Nikita Semenov- LMU München

Title: Cohomological invariants of algebraic groups and the Morava K-theory
Abstract: In the talk I will discuss an approach to cohomological invariants of algebraic groups over a field based on the Morava K-theories which are universal generalized oriented cohomology theories in the sense of Levine-Morel with respect to the Lubin-Tate formal group law. I will explain that the second Morava K-theory detects the triviality of the Rost invariant and I will describe a method to compute the Morava K-theory of some affine varieties.

Vesna Stojanoska - University of Illinois-Urbana-Champaign

Title: The Gross-Hopkins duals of higher real K-theory spectra
Abstract: The Hopkins-Mahowald higher real K-theory spectra are generalizations of real K-theory; they are ring spectra which give some insight into higher chromatic levels while also being computable. This will be a talk based on joint work with Barthel and Beaudry, in which we compute that higher real K-theory spectra at prime p and height p-1 are Gross-Hopkins self-dual with shift (p-1)2. We expect this will allow us to detect exotic invertible K(n)-local spectra.

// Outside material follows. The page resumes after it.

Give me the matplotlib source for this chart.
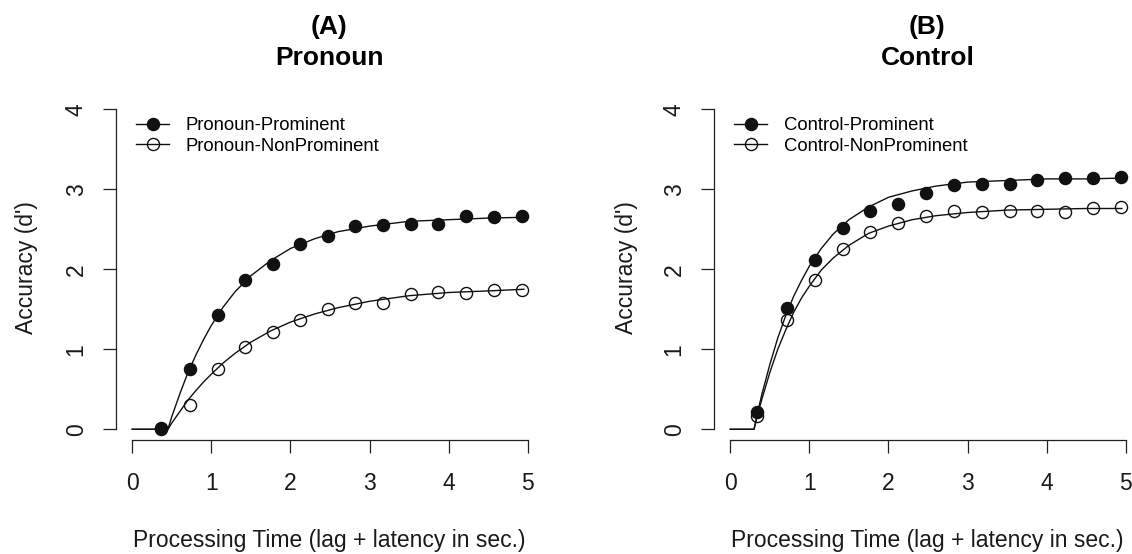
import matplotlib
matplotlib.use("Agg")
import matplotlib.pyplot as plt
from matplotlib.lines import Line2D

plt.rcParams['font.family'] = ['Liberation Sans', 'DejaVu Sans']

# ---- Panel A: Pronoun ----
time_A = [0.36, 0.73, 1.08, 1.43, 1.78, 2.12, 2.47, 2.82, 3.17, 3.52, 3.87, 4.22, 4.57, 4.93]
pron_prom = [0.01, 0.75, 1.43, 1.86, 2.07, 2.31, 2.41, 2.54, 2.55, 2.57, 2.57, 2.66, 2.65, 2.66]
pron_nonprom = [0.00, 0.30, 0.75, 1.03, 1.22, 1.37, 1.50, 1.58, 1.58, 1.69, 1.71, 1.70, 1.74, 1.74]

# fitted curves
fit_time_A = [0, 0.45, 0.50, 0.60, 0.70, 0.80, 0.90, 1.00, 1.15, 1.30, 1.50, 1.75, 2.00,
              2.30, 2.60, 3.00, 3.50, 4.00, 4.50, 4.95]
fit_pron_prom = [0, 0, 0.16, 0.44, 0.70, 0.92, 1.12, 1.30, 1.53, 1.72, 1.92, 2.11, 2.26,
                 2.38, 2.47, 2.54, 2.60, 2.62, 2.64, 2.65]
fit_pron_nonprom = [0, 0, 0.08, 0.22, 0.36, 0.48, 0.59, 0.69, 0.83, 0.95, 1.09, 1.23, 1.34,
                    1.44, 1.52, 1.60, 1.67, 1.71, 1.73, 1.75]

# ---- Panel B: Control ----
time_B = [0.34, 0.72, 1.07, 1.42, 1.77, 2.12, 2.47, 2.83, 3.18, 3.53, 3.88, 4.23, 4.58, 4.94]
ctrl_prom = [0.21, 1.52, 2.11, 2.52, 2.73, 2.82, 2.95, 3.05, 3.07, 3.06, 3.12, 3.14, 3.14, 3.15]
ctrl_nonprom = [0.16, 1.37, 1.87, 2.25, 2.46, 2.58, 2.66, 2.73, 2.71, 2.73, 2.73, 2.72, 2.76, 2.78]

fit_time_B = [0, 0.30, 0.35, 0.40, 0.50, 0.60, 0.70, 0.80, 0.90, 1.00, 1.15, 1.30, 1.50,
              1.75, 2.00, 2.30, 2.60, 3.00, 3.50, 4.00, 4.50, 4.95]
fit_ctrl_prom = [0, 0, 0.23, 0.44, 0.81, 1.14, 1.42, 1.66, 1.86, 2.04, 2.26, 2.44, 2.62,
                 2.78, 2.90, 2.98, 3.04, 3.09, 3.11, 3.13, 3.13, 3.14]
fit_ctrl_nonprom = [0, 0, 0.20, 0.38, 0.71, 1.00, 1.24, 1.46, 1.64, 1.79, 1.99, 2.14, 2.30,
                    2.45, 2.54, 2.62, 2.67, 2.71, 2.74, 2.75, 2.76, 2.76]

x_ticks = [0, 1, 2, 3, 4, 5]
y_ticks = [0, 1, 2, 3, 4]
titles = ["(A)\nPronoun", "(B)\nControl"]
legend_A = ["Pronoun-Prominent", "Pronoun-NonProminent"]
legend_B = ["Control-Prominent", "Control-NonProminent"]
xlabel = "Processing Time (lag + latency in sec.)"
ylabel = "Accuracy (d')"

W, H = 1132, 554
fig = plt.figure(figsize=(W / 100, H / 100), dpi=100)

panels = [
    dict(left=116, t=time_A, p=pron_prom, n=pron_nonprom, ft=fit_time_A, fp=fit_pron_prom,
         fn=fit_pron_nonprom, labels=legend_A, title=titles[0], leg_x=136, ylab_x=27),
    dict(left=714, t=time_B, p=ctrl_prom, n=ctrl_nonprom, ft=fit_time_B, fp=fit_ctrl_prom,
         fn=fit_ctrl_nonprom, labels=legend_B, title=titles[1], leg_x=734, ylab_x=627),
]

ax_w = 427.0
ax_top, ax_bot = 96.5, 440.0
lc = '#111111'
ms = 8.7

for pn in panels:
    ax = fig.add_axes([pn['left'] / W, 1 - ax_bot / H, ax_w / W, (ax_bot - ax_top) / H])
    ax.set_xlim(-0.206, -0.206 + ax_w / 79.1)
    ax.set_ylim(-0.134, 4.16)
    for s in ['top', 'right']:
        ax.spines[s].set_visible(False)
    ax.spines['left'].set_bounds(0, 4)
    ax.spines['bottom'].set_bounds(0, 5)
    for s in ['left', 'bottom']:
        ax.spines[s].set_linewidth(0.9)
        ax.spines[s].set_color('#222222')
    ax.set_xticks(x_ticks)
    ax.set_yticks(y_ticks)
    ax.tick_params(axis='both', direction='out', length=9.4, width=0.9, color='#222222',
                   labelsize=16.5, labelcolor='#1a1a1a')
    ax.tick_params(axis='x', pad=14)
    ax.tick_params(axis='y', pad=11)
    for lab in ax.get_yticklabels():
        lab.set_rotation(90)
        lab.set_va('center')

    ax.plot(pn['ft'], pn['fp'], color=lc, lw=1.0, zorder=2)
    ax.plot(pn['ft'], pn['fn'], color=lc, lw=1.0, zorder=2)
    ax.plot(pn['t'], pn['p'], 'o', color=lc, ms=ms, mec=lc, zorder=3)
    ax.plot(pn['t'], pn['n'], 'o', mfc='none', mec=lc, mew=1.0, ms=ms, zorder=3)

    handles = [Line2D([], [], color=lc, lw=1.0, marker='o', ms=ms, mfc=lc, mec=lc),
               Line2D([], [], color=lc, lw=1.0, marker='o', ms=ms, mfc='none', mec=lc)]
    ax.legend(handles, pn['labels'], loc='upper left', frameon=False, fontsize=13.3,
              bbox_to_anchor=(pn['leg_x'] / W, 1 - 117 / H), bbox_transform=fig.transFigure,
              borderpad=0, borderaxespad=0, handlelength=1.8, handletextpad=0.9,
              labelspacing=0.2)

    cx = (pn['left'] + ax_w / 2) / W
    t1, t2 = pn['title'].split("\n")
    fig.text(cx, 1 - 27 / H, t1, ha='center', va='center', fontsize=19, fontweight='bold')
    fig.text(cx, 1 - 58 / H, t2, ha='center', va='center', fontsize=19, fontweight='bold')
    fig.text(cx, 1 - 540 / H, xlabel, ha='center', va='center', fontsize=16.5, color='#1a1a1a')
    fig.text(pn['ylab_x'] / W, 1 - 268 / H, ylabel, ha='center', va='center', rotation=90,
             fontsize=16.5, color='#1a1a1a')

fig.savefig("out.png", dpi=100)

Marcus Zibrowius - Universität Düsseldorf

Title: The symmetric complex over projective space
Abstract: Projective spaces were the first truly geometric objects over which symmetric vector bundles were studied. In 1980, Arason showed that essentially all symmetry is inherited from the ground field: up to the usual K-theoretic stabilization process and up to hyperbolic factors, any symmetric bundle over a projective space can be pulled back from a point. For complexes, Gille, Walter and later Nenashev showed by a variety of methods that the situation is markedly different: on each projective space, there is essentially one additional symmetric complex that is not visible over the point. Unfortunately, the elegant simplicity of the result is in stark contrast to the intricacies of the existing calculations, and, in particular, to the sharp distinctions between several cases each relies on. We will present a short historic survey and offer a similarly brief remedy for this conceptual deficiency.